== Raw records

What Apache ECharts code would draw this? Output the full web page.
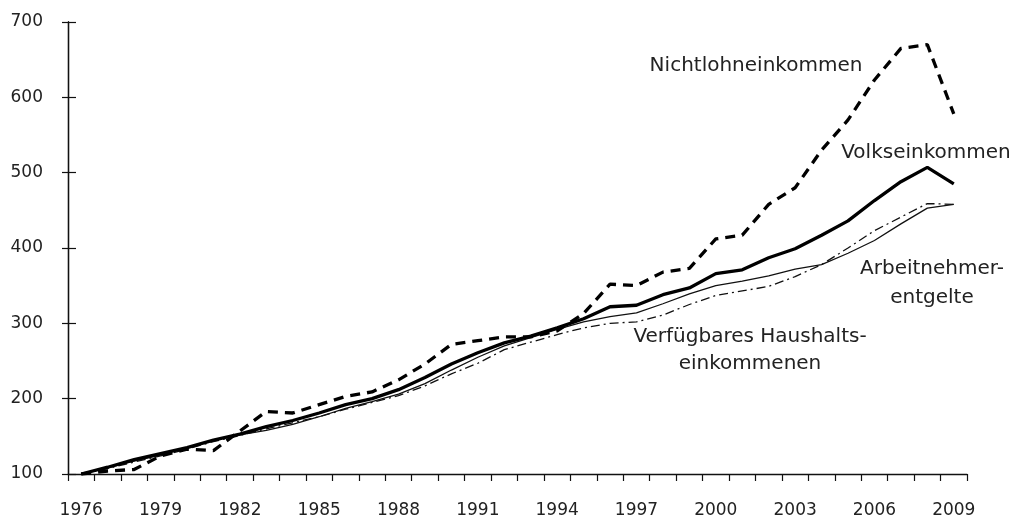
<!DOCTYPE html>
<html>
<head>
<meta charset="utf-8">
<script src="https://cdn.jsdelivr.net/npm/echarts@6/dist/echarts.min.js"></script>
<style>
  html, body { margin: 0; padding: 0; background: #fff; }
  #chart { width: 1014px; height: 519px; }
</style>
</head>
<body>
<div id="chart"></div>
<script>
// Jahre 1976-2009
var years = [];
for (var y = 1976; y <= 2009; y++) years.push(String(y));

var volkseinkommen = [100, 109, 119, 127, 135, 145, 153, 163, 171, 181, 192, 200, 212, 228, 246, 261, 274, 283, 294, 306, 322, 324, 338, 347, 366, 371, 387, 399, 417, 436, 463, 488, 507, 485];
var arbeitnehmerentgelte = [100, 108, 117, 125, 135, 145, 152, 158, 166, 176, 187, 196, 206, 220, 238, 255, 270, 281, 292, 302, 309, 314, 326, 339, 350, 356, 363, 372, 378, 393, 410, 432, 453, 458];
var haushaltseinkommen = [100, 107, 116, 124, 133, 143, 151, 160, 168, 176, 186, 195, 204, 217, 233, 247, 265, 275, 285, 294, 300, 302, 311, 325, 337, 343, 349, 362, 378, 400, 423, 441, 459, 458];
var nichtlohneinkommen = [100, 104, 106, 124, 133, 131, 157, 183, 181, 192, 203, 209, 225, 246, 272, 277, 282, 282, 290, 313, 352, 350, 368, 373, 412, 417, 458, 480, 530, 570, 623, 665, 670, 578];

var yTicks = { min: 100, max: 700, step: 100 };

var fontFam = 'DejaVu Sans';
var txtColor = '#222';

function label(text, x, y, lh) {
    return {
        type: 'text', x: x, y: y,
        style: {
            text: text, fill: txtColor, align: 'center', verticalAlign: 'middle',
            lineHeight: lh || 28, font: '20px "DejaVu Sans"'
        }
    };
}

var myChart = echarts.init(document.getElementById('chart'));
var option = {
    backgroundColor: '#fff',
    animation: false,
    grid: { left: 68, right: 47, top: 22, bottom: 45 },
    xAxis: {
        type: 'category',
        data: years,
        boundaryGap: true,
        axisLine: { lineStyle: { color: '#111', width: 1.3 } },
        axisTick: { show: true, interval: 0, length: 7, lineStyle: { color: '#111', width: 1.2 } },
        axisLabel: { interval: 2, margin: 28, color: txtColor, fontFamily: fontFam, fontSize: 17 },
        splitLine: { show: false }
    },
    yAxis: [
        {
            type: 'value',
            min: yTicks.min, max: yTicks.max, interval: yTicks.step,
            axisLine: { show: true, lineStyle: { color: '#111', width: 1.3 } },
            axisTick: { show: true, length: 6, lineStyle: { color: '#111', width: 1.2 } },
            axisLabel: { margin: 25, color: txtColor, fontFamily: fontFam, fontSize: 17 },
            splitLine: { show: false }
        },
        {
            // zweite Achse nur fuer die nach innen zeigenden Striche
            type: 'value', position: 'left', offset: 0,
            min: yTicks.min, max: yTicks.max, interval: yTicks.step,
            axisLine: { show: true, lineStyle: { color: '#111', width: 1.3 } },
            axisTick: { show: true, inside: true, length: 8, lineStyle: { color: '#111', width: 1.2 } },
            axisLabel: { show: false },
            splitLine: { show: false }
        }
    ],
    series: [
        {
            name: 'Verfügbares Haushaltseinkommenen', type: 'line', data: haushaltseinkommen,
            symbol: 'none', lineStyle: { color: '#111', width: 1.3, type: [9, 4, 2, 4] }
        },
        {
            name: 'Arbeitnehmerentgelte', type: 'line', data: arbeitnehmerentgelte,
            symbol: 'none', lineStyle: { color: '#111', width: 1.3 }
        },
        {
            name: 'Volkseinkommen', type: 'line', data: volkseinkommen,
            symbol: 'none', lineStyle: { color: '#000', width: 3.3 }
        },
        {
            name: 'Nichtlohneinkommen', type: 'line', data: nichtlohneinkommen,
            symbol: 'none', lineStyle: { color: '#000', width: 3.3, type: [10, 7] }
        }
    ],
    graphic: [
        label('Nichtlohneinkommen', 756, 66),
        label('Volkseinkommen', 926, 153),
        label('Arbeitnehmer-\nentgelte', 932, 283, 29),
        label('Verfügbares Haushalts-\neinkommenen', 750, 350, 27)
    ]
};
window.onresize = myChart.resize;
myChart.setOption(option);
</script>
</body>
</html>
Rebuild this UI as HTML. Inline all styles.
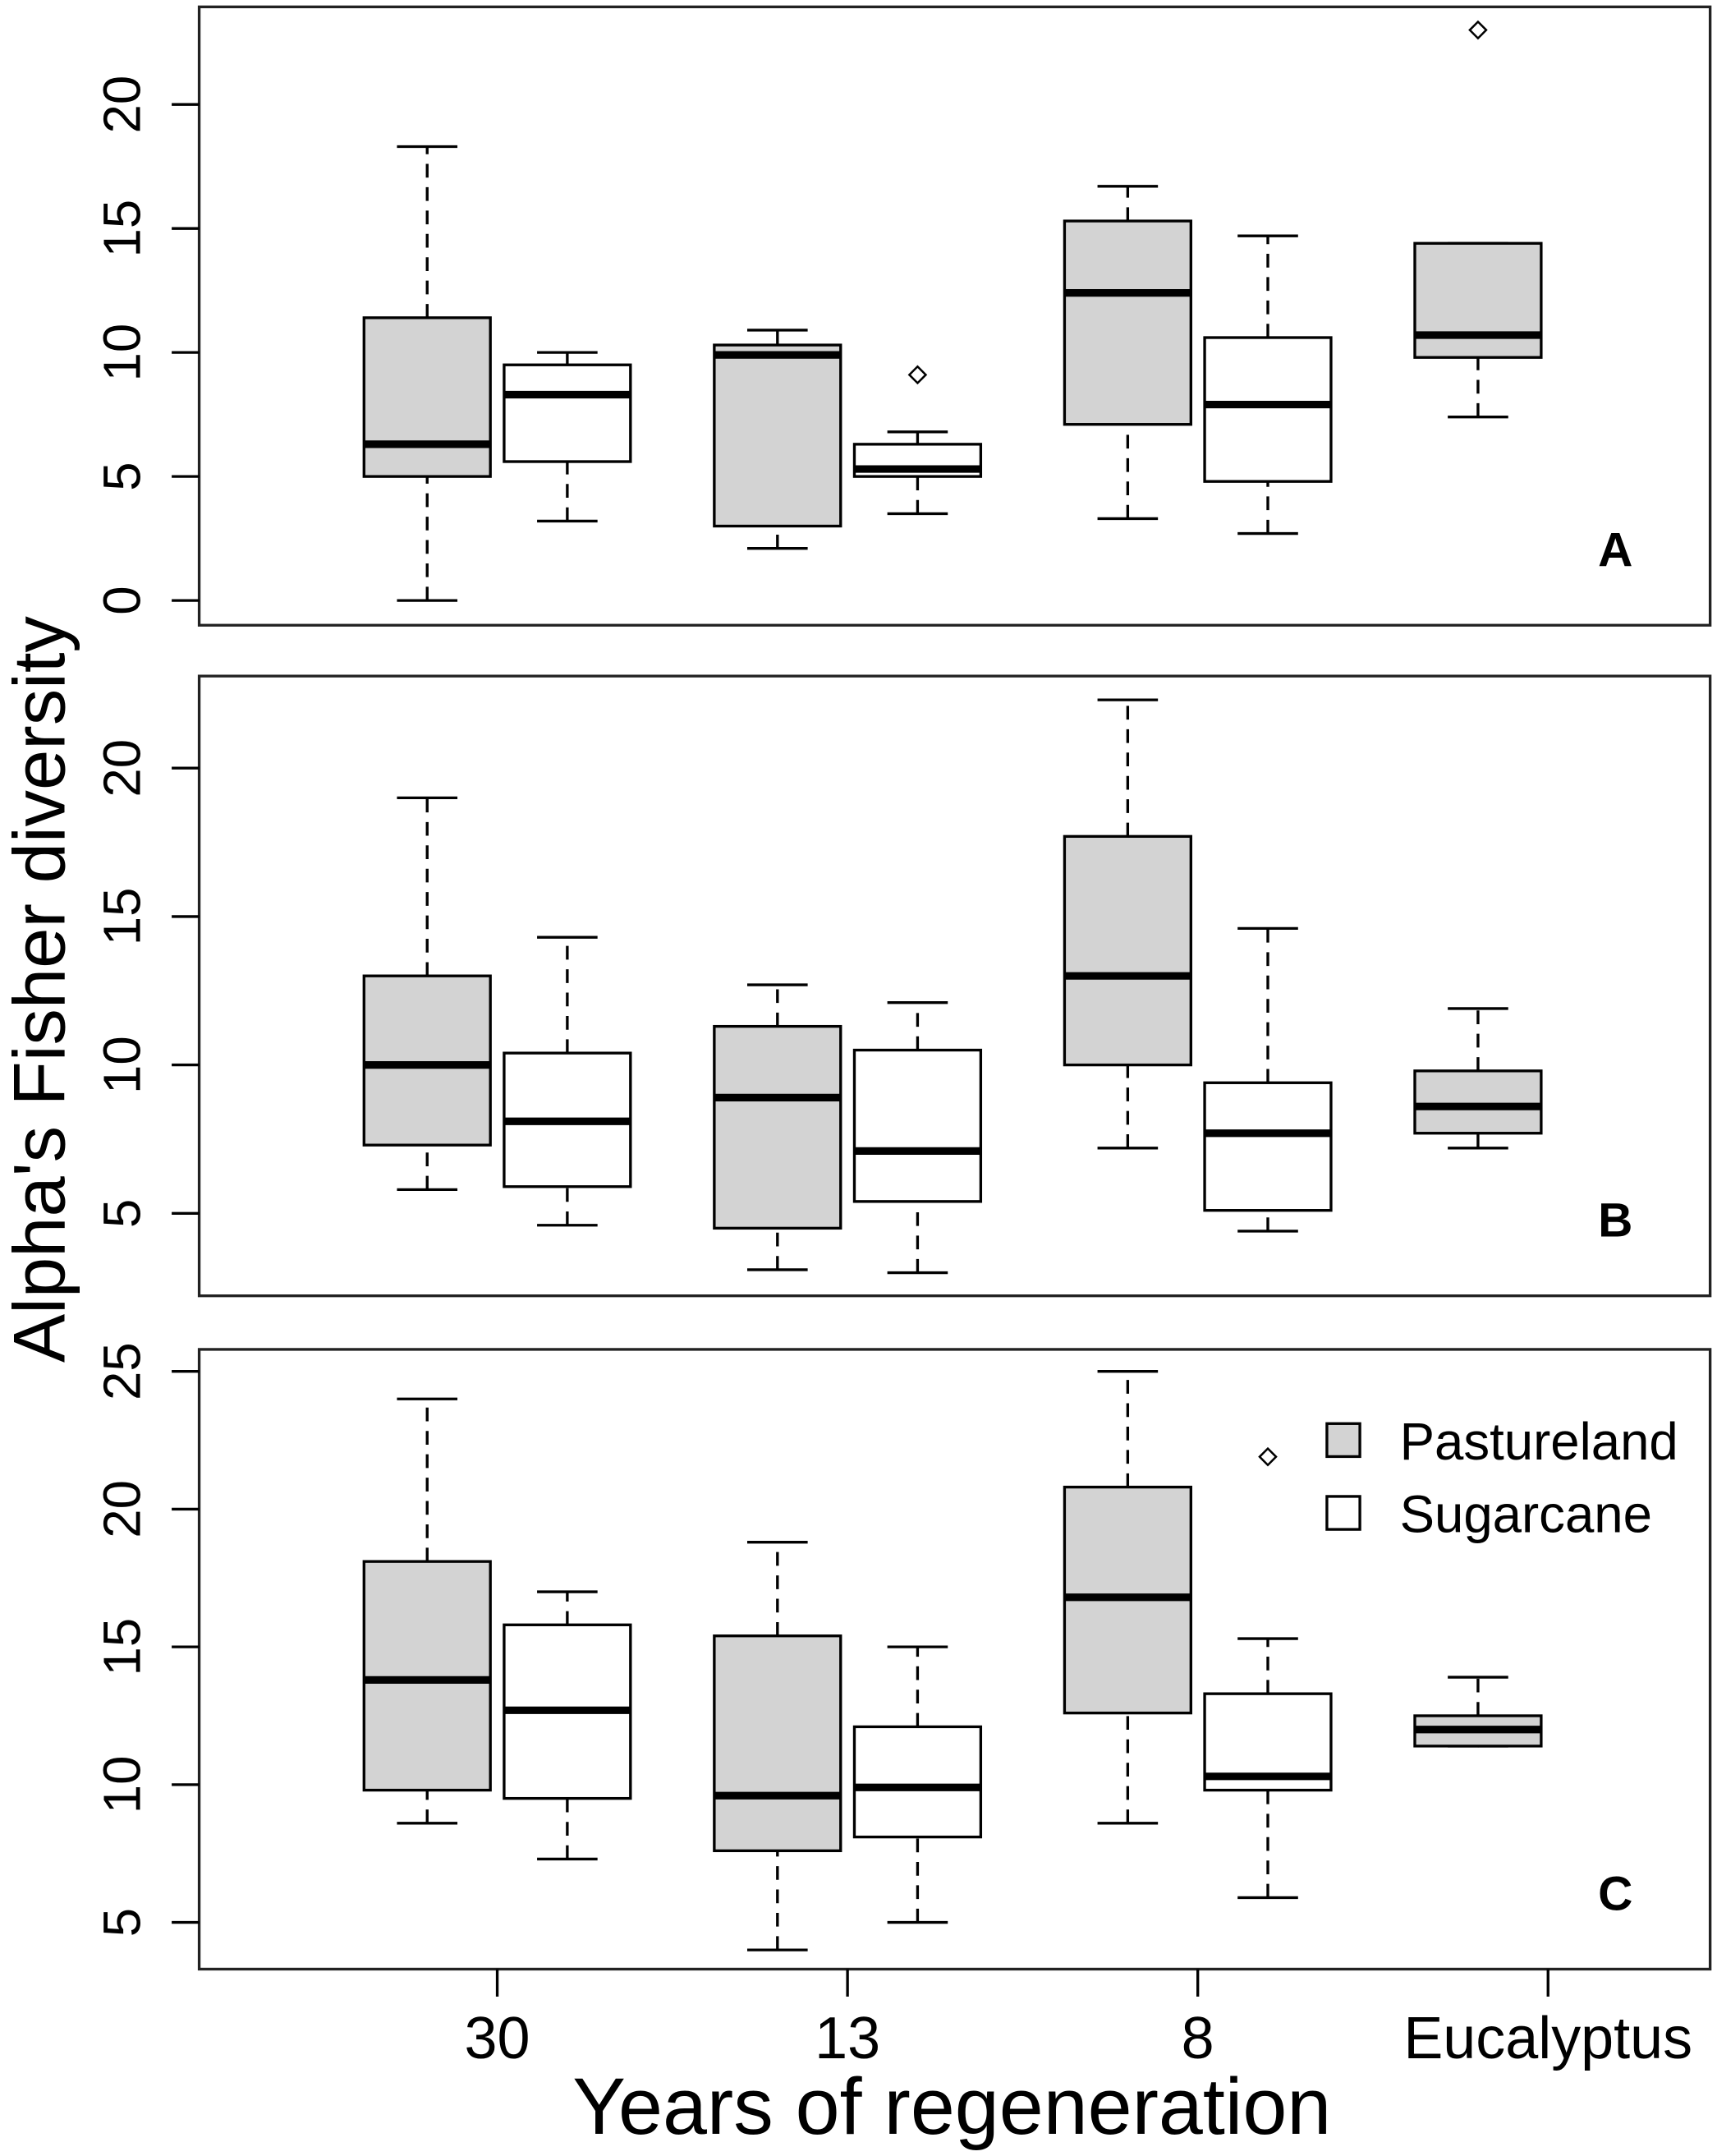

====

- _Do this_: Please extract exactly the lines of the data, from the first through the line containing "for (var y = 1976;", and add no pictures to the copy.

- _The result_:
What Apache ECharts code would draw this? Output the full web page.
<!DOCTYPE html>
<html>
<head>
<meta charset="utf-8">
<script src="https://cdn.jsdelivr.net/npm/echarts@6/dist/echarts.min.js"></script>
<style>
  html, body { margin: 0; padding: 0; background: #fff; }
  #chart { width: 1014px; height: 519px; }
</style>
</head>
<body>
<div id="chart"></div>
<script>
// Jahre 1976-2009
var years = [];
for (var y = 1976; y <= 2009; y++) years.push(String(y));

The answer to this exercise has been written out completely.